Abstract
The structural phase transition in hexagonal BaMnO3 occurring at T-C = 130 K was studied in ceramic samples using electron and x-ray diffraction, second harmonic generation, as well as by dielectric and lattice dynamic spectroscopies. The low-temperature phase (space group P6(3)cm) is ferroelectric with a triplicated unit cell.
The phase transition is driven by an optical soft mode from the Brillouin-zone boundary [q = (1/3, 1/3,0)]; this mode activates in infrared and Raman spectra below T-C and it hardens according to the Cochran law. Upon cooling below T-C, the permittivity exhibits an unusual linear increase with temperature; below 60 K, in turn, a frequency-dependent decrease is observed, which can be explained by slowing down of ferroelectric domain wall motions.

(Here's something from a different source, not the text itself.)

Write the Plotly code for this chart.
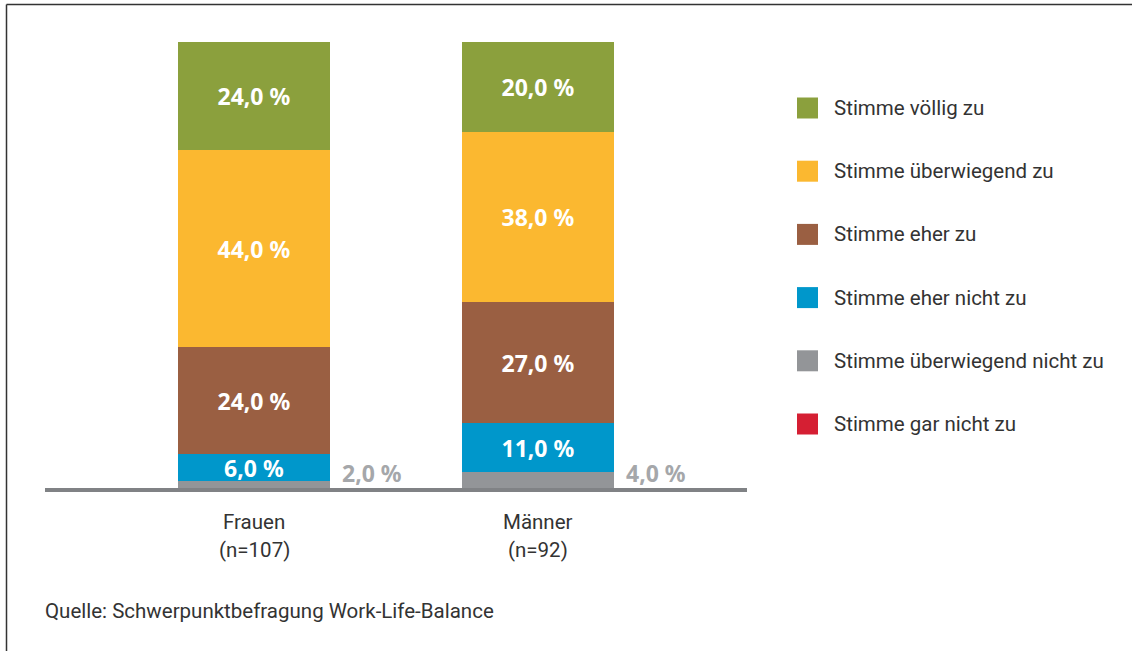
import plotly.graph_objects as go

categories = ["Frauen", "Männer"]
sample_sizes = ["(n=107)", "(n=92)"]

series_names = [
    "Stimme völlig zu",
    "Stimme überwiegend zu",
    "Stimme eher zu",
    "Stimme eher nicht zu",
    "Stimme überwiegend nicht zu",
    "Stimme gar nicht zu",
]
voellig_zu = [24.0, 20.0]
ueberwiegend_zu = [44.0, 38.0]
eher_zu = [24.0, 27.0]
eher_nicht_zu = [6.0, 11.0]
ueberwiegend_nicht_zu = [2.0, 4.0]
gar_nicht_zu = [0.0, 0.0]

series_values = [voellig_zu, ueberwiegend_zu, eher_zu, eher_nicht_zu,
                 ueberwiegend_nicht_zu, gar_nicht_zu]
series_colors = ["#8BA03D", "#FBB830", "#9A5F42", "#0097CB", "#939598", "#D51F33"]
label_inside = [True, True, True, True, False, False]

FONT = "Roboto, Noto Sans, sans-serif"
LABEL_FONT = "Noto Sans, Roboto, sans-serif"
TEXT_COLOR = "#333333"
TEXT_SIZE = 20.5
LABEL_SIZE = 23
BAR_WIDTH = 0.535
xpos = list(range(len(categories)))

fig = go.Figure()

# stack from bottom (last series) to top (first series)
for name, vals, col, inside in reversed(list(zip(series_names, series_values,
                                                  series_colors, label_inside))):
    fig.add_trace(go.Bar(
        x=xpos, y=vals, name=name, width=BAR_WIDTH,
        marker=dict(color=col, line=dict(width=0)),
        texttemplate="%{y:.1f} %" if inside else "",
        textposition="inside", insidetextanchor="middle",
        textfont=dict(family=LABEL_FONT, size=LABEL_SIZE, color="white", weight="bold"),
        constraintext="none", cliponaxis=False,
        showlegend=False, hoverinfo="skip",
    ))

# outside labels for the small grey segment
for xi, v in zip(xpos, ueberwiegend_nicht_zu):
    fig.add_annotation(
        x=xi + BAR_WIDTH / 2, y=3.8, xref="x", yref="y",
        text=f"{v:.1f} %".replace(".", ","), showarrow=False,
        xanchor="left", yanchor="middle", xshift=10,
        font=dict(family=LABEL_FONT, size=LABEL_SIZE, color="#A5A7AA", weight="bold"),
    )

plot_left, plot_right, plot_top, plot_bottom = 45, 747, 42, 490
pw, ph = plot_right - plot_left, plot_bottom - plot_top
def px_to_paper_x(px):
    return (px - plot_left) / pw
def px_to_paper_y(py):
    return (plot_bottom - py) / ph

# category labels
for xi, c, n in zip(xpos, categories, sample_sizes):
    fig.add_annotation(x=xi, y=px_to_paper_y(522), xref="x", yref="paper", text=c,
                       showarrow=False, xanchor="center", yanchor="middle",
                       font=dict(family=FONT, size=TEXT_SIZE, color=TEXT_COLOR))
    fig.add_annotation(x=xi, y=px_to_paper_y(550), xref="x", yref="paper", text=n,
                       showarrow=False, xanchor="center", yanchor="middle",
                       font=dict(family=FONT, size=TEXT_SIZE, color=TEXT_COLOR))

# custom legend
legend_y0, legend_dy = 108, 63.2
for i, (name, col) in enumerate(zip(series_names, series_colors)):
    cy = legend_y0 + i * legend_dy
    fig.add_shape(type="rect", xref="paper", yref="paper",
                  x0=px_to_paper_x(797), x1=px_to_paper_x(818),
                  y0=px_to_paper_y(cy - 10.5), y1=px_to_paper_y(cy + 10.5),
                  fillcolor=col, line=dict(width=0))
    fig.add_annotation(x=px_to_paper_x(832), y=px_to_paper_y(cy),
                       xref="paper", yref="paper", text=name, showarrow=False,
                       xanchor="left", yanchor="middle",
                       font=dict(family=FONT, size=TEXT_SIZE, color=TEXT_COLOR))

# baseline
fig.add_shape(type="line", xref="paper", yref="paper", x0=0, x1=1, y0=0, y1=0,
              line=dict(color="#808285", width=4))

# frame (top and left)
fig.add_shape(type="line", xref="paper", yref="paper",
              x0=px_to_paper_x(6.5), x1=px_to_paper_x(1140),
              y0=px_to_paper_y(4.5), y1=px_to_paper_y(4.5),
              line=dict(color="#333333", width=1.5))
fig.add_shape(type="line", xref="paper", yref="paper",
              x0=px_to_paper_x(6.5), x1=px_to_paper_x(6.5),
              y0=px_to_paper_y(4.5), y1=px_to_paper_y(660),
              line=dict(color="#333333", width=1.5))

# source
fig.add_annotation(x=px_to_paper_x(43), y=px_to_paper_y(611), xref="paper", yref="paper",
                   text="Quelle: Schwerpunktbefragung Work-Life-Balance", showarrow=False,
                   xanchor="left", yanchor="middle",
                   font=dict(family=FONT, size=TEXT_SIZE, color=TEXT_COLOR))

fig.update_layout(
    width=1132, height=651,
    margin=dict(l=plot_left, r=1132 - plot_right, t=plot_top, b=651 - plot_bottom),
    paper_bgcolor="white", plot_bgcolor="white",
    barmode="stack", bargap=0,
    separators=",.",
    showlegend=False,
    font=dict(family=FONT, size=TEXT_SIZE, color=TEXT_COLOR),
    xaxis=dict(range=[-0.736, 1.736], showticklabels=False, showgrid=False,
               zeroline=False, showline=False, ticks=""),
    yaxis=dict(range=[0, 100], visible=False, showgrid=False, zeroline=False),
)

fig.write_html("out.html", config={"displayModeBar": False},
               post_script="document.body.style.margin='0';document.body.style.padding='0';")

Based on our data we could not distinguish whether the high-temperature phase is paraelectric or polar (space groups P6(3)/mmc or P6(3)mc, respectively). Both variants of the phase transition to the ferroelectric phase are discussed based on the Landau theory.
Electron paramagnetic resonance and magnetic susceptibility measurements reveal an onset of one-dimensional antiferromagnetic ordering below approximate to 220K which develops fully near 140 K and, below T-N approximate to 59 K, it transforms into a three-dimensional antiferromagnetic order.